> **WHAT THIS TASK INVOLVES**
Lines containing the string "matplotlib" are to be counted; report only how many there are.

> **DATA EXTRACT**
╔══
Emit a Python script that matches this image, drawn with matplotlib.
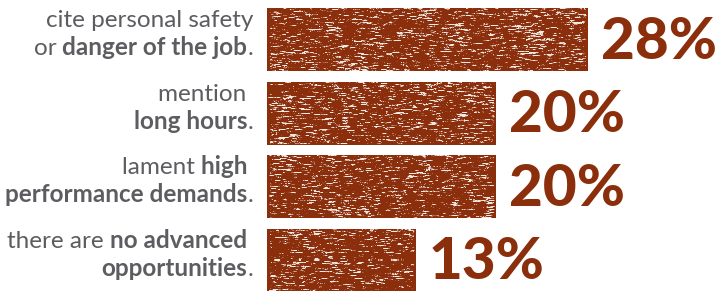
import matplotlib as mpl
import matplotlib.pyplot as plt
import matplotlib.transforms as mtransforms
import numpy as np

# shares of respondents, top to bottom
values = [28, 20, 20, 13]
value_labels = ['28%', '20%', '20%', '13%']
# each reason: two lines, each line is a list of (text, bold) pieces
reasons = [
    [[('cite personal safety', False)],
     [('or ', False), ('danger of the job', True), ('.', False)]],
    [[('mention ', False)],
     [('long hours', True), ('.', False)]],
    [[('lament ', False), ('high ', True)],
     [('performance demands', True), ('.', False)]],
    [[('there are ', False), ('no advanced ', True)],
     [('opportunities', True), ('.', False)]],
]

RED = '#8a2e0b'
GRAY = '#5c5d60'


def add_texture(ax, bar, rng):
    # grungy white streaks, clipped to the bar
    x0, y0 = bar.get_x(), bar.get_y()
    w, h = bar.get_width(), bar.get_height()
    rows, cols = 63, int(w * 11.5)
    noise = rng.random((rows, cols))
    k = np.ones(6) / 6
    noise = np.apply_along_axis(lambda r: np.convolve(r, k, mode='same'), 1, noise)
    # coarse patches where the paint is thinner
    coarse = rng.random((rows // 8 + 2, cols // 20 + 2))
    coarse = np.kron(coarse, np.ones((8, 20)))[:rows, :cols]
    noise += 0.08 * coarse
    alpha = np.clip((noise - 0.62) * 8, 0, 0.9)
    img = np.ones((rows, cols, 4))
    img[..., 3] = alpha
    im = ax.imshow(img, extent=(x0, x0 + w, y0 + h, y0), aspect='auto',
                   interpolation='nearest', zorder=3)
    im.set_clip_path(bar)


def main():
    mpl.rcParams.update({'font.family': ['Lato', 'DejaVu Sans']})

    fig = plt.figure(figsize=(7.21, 2.91), dpi=100)
    px = 11.45  # pixels per percent
    ax = fig.add_axes([267 / 721, 0, 39 * px / 721, 1])
    ax.set_xlim(0, 39)
    spacing = 73.5
    ax.set_ylim(3 + 31 / spacing, -39.5 / spacing)
    ax.axis('off')

    y = np.arange(len(values))
    bars = ax.barh(y, values, height=63 / spacing, color=RED, linewidth=0, zorder=2)

    rng = np.random.default_rng(7)
    for b in bars:
        add_texture(ax, b, rng)

    for yi, v, lab in zip(y, values, value_labels):
        ax.text(v + 13 / px, yi + 19 / spacing, lab, ha='left', va='baseline',
                fontsize=42, fontweight='black', color=RED)

    fig.canvas.draw()
    renderer = fig.canvas.get_renderer()
    x_right = -14 / px
    offsets = [-12.5 / spacing, 15.5 / spacing]
    for yi, lines in zip(y, reasons):
        for dy, pieces in zip(offsets, lines):
            shift = 0
            for text, bold in reversed(pieces):
                tr = mtransforms.offset_copy(ax.transData, fig, x=-shift, y=0, units='dots')
                t = ax.text(x_right, yi + dy, text, transform=tr, ha='right', va='baseline',
                            fontsize=17.5, color=GRAY,
                            fontweight='bold' if bold else 'normal')
                shift += t.get_window_extent(renderer).width

    plt.savefig('out.png', dpi=100)


if __name__ == '__main__':
    main()
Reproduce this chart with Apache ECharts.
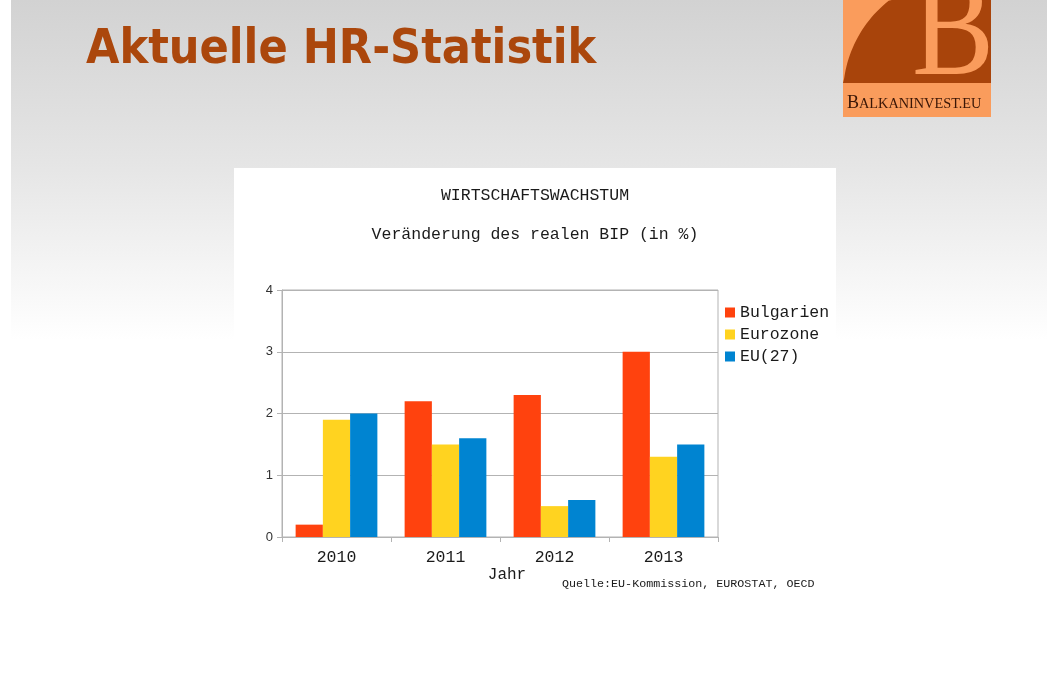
<!DOCTYPE html>
<html>
<head>
<meta charset="utf-8">
<script src="https://cdn.jsdelivr.net/npm/echarts@6/dist/echarts.min.js"></script>
<style>
  html, body { margin: 0; padding: 0; background: #ffffff; }
  #wrap { position: relative; width: 1058px; height: 675px; overflow: hidden; }
  #grad { position: absolute; left: 11px; top: 0; width: 1036px; height: 340px;
          background: linear-gradient(to bottom, #d2d2d2 0%, #e6e6e6 50%, #ffffff 100%); }
  #panel { position: absolute; left: 234px; top: 168px; width: 602px; height: 440px; background: #ffffff; }
  #chart { position: absolute; left: 0; top: 0; width: 1058px; height: 675px; }
</style>
</head>
<body>
<div id="wrap">
  <div id="grad"></div>
  <div id="panel"></div>
  <div id="chart"></div>
</div>
<script>
// ---- data ----
const years = ['2010', '2011', '2012', '2013'];
const seriesNames = ['Bulgarien', 'Eurozone', 'EU(27)'];
const bulgarien = [0.2, 2.2, 2.3, 3.0];
const eurozone = [1.9, 1.5, 0.5, 1.3];
const eu27 = [2.0, 1.6, 0.6, 1.5];
const yTicks = [0, 1, 2, 3, 4];

const pageTitle = 'Aktuelle HR-Statistik';
const chartTitle = 'WIRTSCHAFTSWACHSTUM';
const chartSubtitle = 'Veränderung des realen BIP (in %)';
const xName = 'Jahr';
const sourceNote = 'Quelle:EU-Kommission, EUROSTAT, OECD';

const colors = ['#ff420e', '#ffd320', '#0084d1'];
const LOGO_LIGHT = '#fa9c5c';
const LOGO_DARK = '#a8440b';
const MONO = '"Liberation Mono", "DejaVu Sans Mono", monospace';

// logo dark shape: rectangle cut by a circular arc (decoration only)
function logoShape() {
  const cx = 963, cy = 95, r = 120;
  const pts = [[843, 83]];
  const a0 = Math.atan2(78 - cy, 843 - cx);
  const a1 = Math.atan2(0 - cy, 893 - cx);
  const n = 24;
  for (let i = 0; i <= n; i++) {
    const a = a0 + (a1 - a0) * i / n;
    let x = cx + r * Math.cos(a), y = cy + r * Math.sin(a);
    pts.push([Math.max(843, x), Math.max(0, y)]);
  }
  pts.push([991, 0], [991, 83]);
  return pts;
}

const chart = echarts.init(document.getElementById('chart'), null, { renderer: 'canvas' });

const option = {
  backgroundColor: 'transparent',
  animation: false,
  color: colors,
  grid: {
    left: 282, right: 340, top: 290, bottom: 138,
    show: true, borderColor: '#b3b3b3', borderWidth: 1, backgroundColor: 'transparent'
  },
  legend: {
    orient: 'vertical',
    left: 725, top: 304,
    padding: 0,
    itemWidth: 10, itemHeight: 10, itemGap: 5,
    icon: 'rect',
    textStyle: { fontFamily: MONO, fontSize: 16.5, color: '#1a1a1a' },
    data: seriesNames
  },
  xAxis: {
    type: 'category',
    data: years,
    name: xName,
    nameLocation: 'middle',
    nameGap: 29,
    nameTextStyle: { fontFamily: MONO, fontSize: 16, color: '#1a1a1a', padding: [0, 0, 0, 14] },
    axisLine: { lineStyle: { color: '#b3b3b3' } },
    axisTick: { show: true, length: 5, lineStyle: { color: '#b3b3b3' } },
    axisLabel: { fontFamily: MONO, fontSize: 16.5, color: '#1a1a1a', margin: 12 },
    splitLine: { show: false }
  },
  yAxis: {
    type: 'value',
    min: yTicks[0], max: yTicks[yTicks.length - 1], interval: 1,
    axisLine: { show: true, lineStyle: { color: '#b3b3b3' } },
    axisTick: { show: true, length: 5, lineStyle: { color: '#b3b3b3' } },
    axisLabel: { fontFamily: '"Liberation Sans", Arial, sans-serif', fontSize: 13, color: '#333333', margin: 9 },
    splitLine: { show: true, lineStyle: { color: '#b3b3b3', width: 1 } }
  },
  series: [
    { name: seriesNames[0], type: 'bar', data: bulgarien, barGap: '0%', barCategoryGap: '25%' },
    { name: seriesNames[1], type: 'bar', data: eurozone, barGap: '0%', barCategoryGap: '25%' },
    { name: seriesNames[2], type: 'bar', data: eu27, barGap: '0%', barCategoryGap: '25%' }
  ],
  graphic: [
    { type: 'text', style: { text: pageTitle, x: 86, y: 51, align: 'left', verticalAlign: 'middle',
        font: 'bold 48px "DejaVu Sans Condensed", "DejaVu Sans", sans-serif', fill: '#ab470c' } },
    { type: 'rect', shape: { x: 843, y: 0, width: 148, height: 117 }, style: { fill: LOGO_LIGHT } },
    { type: 'polygon', shape: { points: logoShape() }, style: { fill: LOGO_DARK } },
    { type: 'text', x: 912, y: 36, scaleX: 0.85, scaleY: 1,
      style: { text: 'B', x: 0, y: 0, align: 'left', verticalAlign: 'middle',
        font: '145px "Liberation Serif", "DejaVu Serif", serif', fill: LOGO_LIGHT } },
    { type: 'text', style: { text: 'B', x: 847, y: 103, align: 'left', verticalAlign: 'middle',
        font: '18px "Liberation Serif", serif', fill: '#3a1606' } },
    { type: 'text', style: { text: 'ALKANINVEST.EU', x: 859, y: 104, align: 'left', verticalAlign: 'middle',
        font: '14.3px "Liberation Serif", serif', fill: '#3a1606' } },
    { type: 'text', style: { text: chartTitle, x: 535, y: 196, align: 'center', verticalAlign: 'middle',
        font: '16.5px ' + MONO, fill: '#1a1a1a' } },
    { type: 'text', style: { text: chartSubtitle, x: 535, y: 235, align: 'center', verticalAlign: 'middle',
        font: '16.5px ' + MONO, fill: '#1a1a1a' } },
    { type: 'text', style: { text: sourceNote, x: 562, y: 584, align: 'left', verticalAlign: 'middle',
        font: '11.7px ' + MONO, fill: '#1a1a1a' } }
  ]
};
chart.setOption(option);
</script>
</body>
</html>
╚══
> **THE SOLUTION**
4